En este punto traigo a colación a Michel Foucault cuando en su genealogía del racismo afirma “que una estructura binaria atraviesa la sociedad, como un frente de batalla, continuo y permanente, colocando a cada uno de nosotros en un campo o en otro”. Según el intelectual francés la noción de biopoder entraña “la inexistencia de un sujeto neutral, pues somos necesariamente el adversario de alguien”. Desde esta formulación, el principio del arte militar clásico que comprende la guerra como la continuidad de la política por otros medios pasa a ser la confirmación de que la política es la guerra continuada con otros medios. Detrás de un aparente orden y de la paz, la guerra no se detiene, en el ánimo de estructurar un cuerpo social de segregación, de eliminación, de normalización de un discurso de lucha de razas.
Lo que hoy se nos muestra como un cruce de frases, sanciones, reprimendas y acusaciones entre Rusia (Oriente) y Occidente (representado por la Unión Europea, OTAN, EE.UU.) es parte intrínseca de esta guerra de razas, de civilizaciones, donde el objetivo primigenio no parece ser la reconciliación, la pacificación; sino la victoria de una verdad sobre otra, de unos valores ¿humanos? sobre otros. La verdad-arma se convierte en un elemento estructurante del poder, de las asimetrías, de una relación de fuerza donde el sujeto poseedor de ¿derecho?, más que polemizar en la búsqueda de la verdad, desea beligerar para imponer su verdad, que también le garantiza la victoria.

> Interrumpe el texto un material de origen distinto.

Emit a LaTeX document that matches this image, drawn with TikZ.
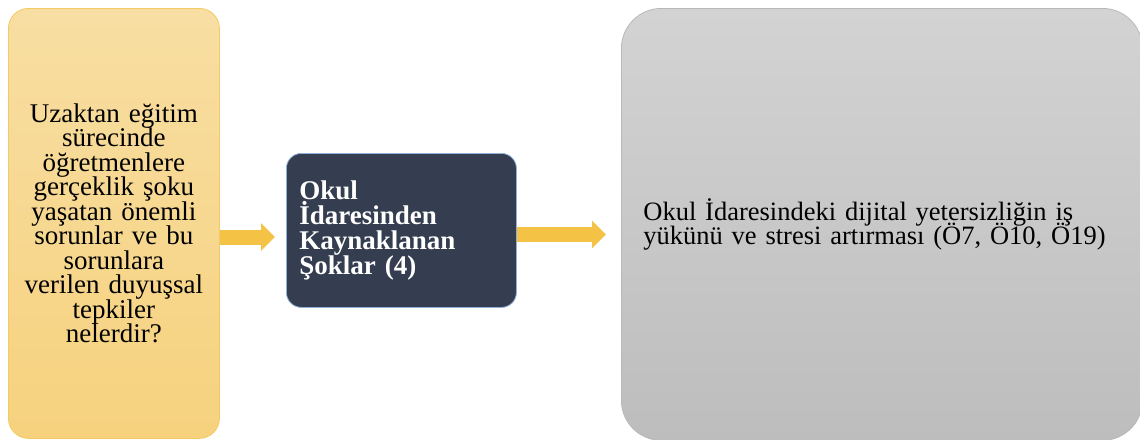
\documentclass[tikz,border=0pt]{standalone}
\usepackage{fontspec}
\setmainfont{Liberation Serif}
\usetikzlibrary{arrows.meta}
\definecolor{sandtop}{HTML}{F8DEA3}
\definecolor{sandbot}{HTML}{F6D27E}
\definecolor{sandedge}{HTML}{F3CB62}
\definecolor{slate}{HTML}{353E50}
\definecolor{slateedge}{HTML}{8FB0D8}
\definecolor{greytop}{HTML}{D3D3D3}
\definecolor{greybot}{HTML}{BDBDBD}
\definecolor{greyedge}{HTML}{B8B8B8}
\definecolor{gold}{HTML}{F4C345}
\newcommand{\tightsize}[2]{\fontsize{#1}{#2}\selectfont\lineskiplimit=-30pt}

\begin{document}
\begin{tikzpicture}[x = 1pt, y = -1pt,
  question/.style = {anchor = north west, inner sep = 0pt, rounded corners = 20pt,
    top color = sandtop, bottom color = sandbot, draw = sandedge, line width = .8pt,
    minimum width = 211pt, minimum height = 430pt, text width = 200pt,
    align = center, font = \tightsize{27}{24.5}},
  theme/.style = {anchor = north west, inner xsep = 13pt, inner ysep = 0pt,
    rounded corners = 15pt, fill = slate, draw = slateedge, line width = .8pt,
    minimum width = 230pt, minimum height = 154pt, text width = 204pt,
    align = left, text = white, font = \bfseries\tightsize{27}{25}},
  finding/.style = {anchor = north west, inner xsep = 22pt, inner ysep = 0pt,
    rounded corners = 40pt, top color = greytop, bottom color = greybot,
    draw = greyedge, line width = .8pt, minimum width = 521pt,
    minimum height = 432pt, text width = 477pt, align = left,
    font = \tightsize{26.5}{24}},
  fatarrow/.style = {draw = gold, line width = 15pt,
    -{Triangle[length = 14pt, width = 27pt]}}]
 \useasboundingbox (0, 0) rectangle (1140, 439);
 \node[question] (sand) at (8, 8) {Uzaktan eğitim\\ sürecinde\\ öğretmenlere\\
   gerçeklik şoku\\ yaşatan önemli\\ sorunlar ve bu\\ sorunlara\\
   verilen duyuşsal\\ tepkiler\\ nelerdir?};
 \node[theme] (slatebox) at (286, 153) {Okul\\ İdaresinden\\ Kaynaklanan\\ Şoklar (4)};
 \node[finding] (greybox) at (621, 8) {Okul İdaresindeki dijital yetersizliğin iş\\
   yükünü ve stresi artırması (Ö7, Ö10, Ö19)};
 \coordinate (tipa) at (275, 237);
 \coordinate (tipb) at (606, 234.5);
 \draw[fatarrow] (sand.east |- tipa) -- (tipa);
 \draw[fatarrow] (slatebox.east |- tipb) -- (tipb);
\end{tikzpicture}
\end{document}
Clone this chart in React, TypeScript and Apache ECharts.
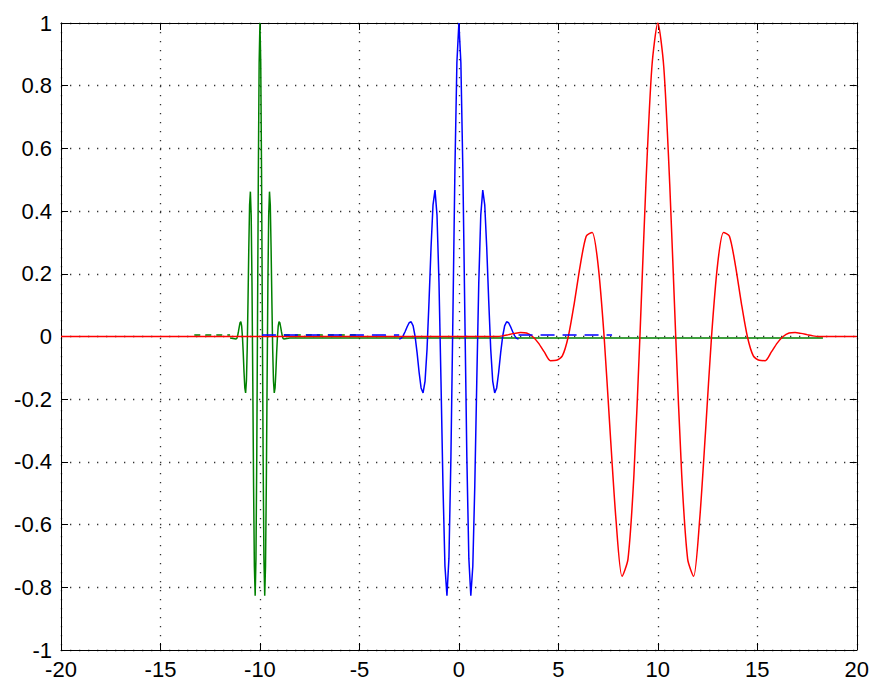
import React, { useEffect, useRef } from "react";
import * as echarts from "echarts";

// Blue wavelet (centred at 0)
const blueX = [-3.0, -2.9, -2.8, -2.7, -2.6, -2.5, -2.4, -2.3, -2.2, -2.1, -2.0, -1.9, -1.8, -1.7, -1.6, -1.5, -1.4, -1.3, -1.2, -1.1, -1.0, -0.9, -0.8, -0.7, -0.6, -0.5, -0.4, -0.3, -0.2, -0.1, 0.0, 0.1, 0.2, 0.3, 0.4, 0.5, 0.6, 0.7, 0.8, 0.9, 1.0, 1.1, 1.2, 1.3, 1.4, 1.5, 1.6, 1.7, 1.8, 1.9, 2.0, 2.1, 2.2, 2.3, 2.4, 2.5, 2.6, 2.7, 2.8, 2.9, 3.0];
const blueY = [-0.008, -0.006, 0.003, 0.016, 0.031, 0.044, 0.047, 0.034, 0.0, -0.052, -0.114, -0.164, -0.18, -0.142, -0.04, 0.113, 0.283, 0.42, 0.467, 0.387, 0.172, -0.141, -0.475, -0.733, -0.827, -0.707, -0.384, 0.068, 0.53, 0.873, 1.0, 0.873, 0.53, 0.068, -0.384, -0.707, -0.827, -0.733, -0.475, -0.141, 0.172, 0.387, 0.467, 0.42, 0.283, 0.113, -0.04, -0.142, -0.18, -0.164, -0.114, -0.052, 0.0, 0.034, 0.047, 0.044, 0.031, 0.016, 0.003, -0.006, -0.008];

// Blue near-zero dashed tails
const blueTailX = [-9.9, -3.0, null, 3.0, 7.7];
const blueTailY = [0.005, 0.005, null, 0.005, 0.005];

// Green wavelet (centred at -10)
const greenX = [-11.5, -11.2, -11.16, -11.12, -11.08, -11.04, -11.0, -10.96, -10.92, -10.88, -10.84, -10.8, -10.76, -10.72, -10.68, -10.64, -10.6, -10.56, -10.52, -10.48, -10.44, -10.4, -10.36, -10.32, -10.28, -10.24, -10.2, -10.16, -10.12, -10.08, -10.04, -10.0, -9.96, -9.92, -9.88, -9.84, -9.8, -9.76, -9.72, -9.68, -9.64, -9.6, -9.56, -9.52, -9.48, -9.44, -9.4, -9.36, -9.32, -9.28, -9.24, -9.2, -9.16, -9.12, -9.08, -9.04, -9.0, -8.96, -8.92, -8.88, -8.84, -8.8, -8.5, 18.3];
const greenY = [-0.005, -0.008, -0.006, 0.003, 0.016, 0.031, 0.044, 0.047, 0.034, 0.0, -0.052, -0.114, -0.164, -0.18, -0.142, -0.04, 0.113, 0.283, 0.42, 0.462, 0.387, 0.172, -0.141, -0.475, -0.733, -0.827, -0.707, -0.384, 0.068, 0.53, 0.873, 1.0, 0.873, 0.53, 0.068, -0.384, -0.707, -0.827, -0.733, -0.475, -0.141, 0.172, 0.387, 0.462, 0.42, 0.283, 0.113, -0.04, -0.142, -0.18, -0.164, -0.114, -0.052, 0.0, 0.034, 0.047, 0.044, 0.031, 0.016, 0.003, -0.006, -0.008, -0.005, -0.005];

// Green near-zero dashed tails
const greenTailX = [-13.3, -11.5, null, -8.8, -5.0];
const greenTailY = [0.005, 0.005, null, 0.005, 0.005];

// Red wavelet (centred at 10)
const redX = [-20, 1.6, 1.9, 2.2, 2.5, 2.8, 3.1, 3.4, 3.7, 4.0, 4.3, 4.6, 4.9, 5.2, 5.5, 5.8, 6.1, 6.4, 6.7, 7.0, 7.3, 7.6, 7.9, 8.2, 8.5, 8.8, 9.1, 9.4, 9.7, 10.0, 10.3, 10.6, 10.9, 11.2, 11.5, 11.8, 12.1, 12.4, 12.7, 13.0, 13.3, 13.6, 13.9, 14.2, 14.5, 14.8, 15.1, 15.4, 15.7, 16.0, 16.3, 16.6, 16.9, 17.2, 17.5, 17.8, 18.1, 18.4, 20];
const redY = [0, 0, 0, 0.002, 0.006, 0.01, 0.013, 0.011, 0, -0.021, -0.05, -0.077, -0.076, -0.062, 0, 0.106, 0.227, 0.32, 0.332, 0.227, 0, -0.301, -0.587, -0.765, -0.71, -0.44, 0, 0.484, 0.859, 1.0, 0.859, 0.484, 0, -0.44, -0.71, -0.765, -0.587, -0.301, 0, 0.227, 0.332, 0.32, 0.227, 0.106, 0, -0.062, -0.076, -0.077, -0.05, -0.021, 0, 0.011, 0.013, 0.01, 0.006, 0.002, 0, 0, 0];

const pairs = (xs: (number | null)[], ys: (number | null)[]) =>
  xs.map((x, i) => (x === null ? [null, null] : [x, ys[i]]));

const FONT = "'Liberation Sans', Arial, sans-serif";

export default function App() {
  const ref = useRef<HTMLDivElement>(null);
  useEffect(() => {
    if (!ref.current) return;
    const chart = echarts.init(ref.current, undefined, { renderer: "svg" });
    const axisLine = { show: true, onZero: false, lineStyle: { color: "#000", width: 1 } };
    const tick = { show: true, inside: true, length: 7, lineStyle: { color: "#000", width: 1 } };
    const split = { show: true, lineStyle: { color: "#333", width: 1.3, type: [1.3, 7.7] as any } };
    const label = { color: "#000", fontSize: 22, fontFamily: FONT };
    chart.setOption({
      animation: false,
      backgroundColor: "#fff",
      grid: { left: 61, right: 14, top: 23, bottom: 32, containLabel: false },
      xAxis: [
        {
          type: "value", min: -20, max: 20, interval: 5, position: "bottom",
          axisLine, axisTick: tick, splitLine: split,
          axisLabel: { ...label, margin: 8 },
        },
        {
          type: "value", min: -20, max: 20, interval: 5, position: "top",
          axisLine, axisTick: tick, splitLine: { show: false }, axisLabel: { show: false },
        },
      ],
      yAxis: [
        {
          type: "value", min: -1, max: 1, interval: 0.2, position: "left",
          axisLine, axisTick: tick, splitLine: split,
          axisLabel: { ...label, margin: 9 },
        },
        {
          type: "value", min: -1, max: 1, interval: 0.2, position: "right",
          axisLine, axisTick: tick, splitLine: { show: false }, axisLabel: { show: false },
        },
      ],
      series: [
        {
          type: "line", data: pairs(greenTailX, greenTailY), showSymbol: false, connectNulls: false,
          lineStyle: { color: "#008000", width: 1.5, type: [6, 5] as any },
        },
        {
          type: "line", data: pairs(greenX, greenY), showSymbol: false,
          lineStyle: { color: "#008000", width: 1.5 },
        },
        {
          type: "line", data: pairs(blueX, blueY), showSymbol: false,
          lineStyle: { color: "#0000ff", width: 1.5 },
        },
        {
          type: "line", data: pairs(redX, redY), showSymbol: false, smooth: 0.25,
          lineStyle: { color: "#ff0000", width: 1.5 },
        },
        {
          type: "line", data: pairs(blueTailX, blueTailY), showSymbol: false, connectNulls: false,
          lineStyle: { color: "#0000ff", width: 1.5, type: [14, 8] as any },
        },
      ],
    });
    return () => chart.dispose();
  }, []);
  return (
    <div
      ref={ref}
      style={{ position: "fixed", left: 0, top: 0, width: 872, height: 682, background: "#fff" }}
    />
  );
}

En esa lógica el discurso de guerra permanente resulta en una política de la muerte donde “(…) Ia expresión última de Ia soberanía reside ampliamente en el poder y Ia capacidad de decidir quién puede vivir y quién debe morir. Hacer morir o dejar vivir (…)”. Desde la defensa de esa “soberanía” los Estados, los Gobiernos, la comunidad nacional imaginada (distorsionada, deshumanizada) convertirán su verdad-arma en mortíferos artefactos para causar la destrucción máxima de las personas y crear mundos de muerte. Las disputas de soberanía ucraniano-rusa (Occidente-Oriente) geolocalizadas hoy en las regiones autónomas del Donbass, creó mundos de muerte. Y parece ser que, hasta ahora, la extensión de esos mundos de muerte son la más sabia solución que encuentra la necropolítica.
Todavía en este monólogo me inquieto por la desmedida importancia que adquieren las nociones nacionalistas en el mantenimiento de los estados de guerra y de negación de la paz. Que por un mismo conflicto versiones nacionalistas de izquierda, de derecha y de centro se estrechen o distancien las manos, parece sintomático de un fenómeno ideológico-discursivo más profundo, y de implicaciones geopolíticas. En esta línea es posible reconocer, junto a Balibar y Wallerstein, que “(…) la noción de nacionalismo se divide constantemente. Siempre hay un nacionalismo “bueno” y un nacionalismo “malo” […] El que es signo de amor (incluso excesivo) y el que es signo de odio […] la división interna del nacionalismo resulta tan esencial y tan difícil de clasificar como el paso que va de “morir por la patria” a “matar por su país”.
El discurso de guerra nacionalista aparejado al odio de razas resulta en una constante en el desarrollo histórico-político del Estado-nación en Occidente. Los fundamentos racistas de la nación moderna se ubican en la Antigüedad y el Medioevo. Sin embargo, entre la primera mitad del siglo XIX y la primera mitad del XX la funcionalidad de las razas al servicio de la construcción nacional de las identidades europeas, alcanza una importancia capital para entender las políticas entre y al interior de los Estados-nación de la Europa contemporánea, así como su relación con otros territorios, en este caso, la propia Rusia.
El nazismo, el antisemitismo, el antieslavismo son subproductos mortíferos del racismo, utilizado como dispositivo de poder por diversos nacionalismos, que hoy reverberan en un conflicto complejo y multifactorial como el que presenciamos en Ucrania. Lo más preocupante, quizás, de este conflicto, sea el probable enquistamiento de los racismos e intolerancias con sus consiguientes ramificaciones intra y extraterritoriales. Esas neurosis que sobrepasan la lectura nacionalista de encontrar “culpable” al otro por no pertenecer a una colectividad no “escogida” y los declara de facto inconvertibles, inteligibles, irreversibles, de una esencia perversa que “justifica de antemano todo lo que uno se proponga hacerlos sufrir”, como nos advierte, con razón, Castoriadis.
En este contexto las palabras de Frantz Fanon, como tantas veces, se resignifican y adquieren especial dimensión, al convidarnos a cambiar de piel, a desarrollar un pensamiento nuevo, a crear un “hombre nuevo”: “Por Europa, por nosotros mismos y por la humanidad (…)”. Ojalá una pedagogía positiva para la gestión de los conflictos sea el camino que nos conduzca a terminar la(s) guerra(s) social(es) que nos acechan y enaltecer la paz como política cotidiana.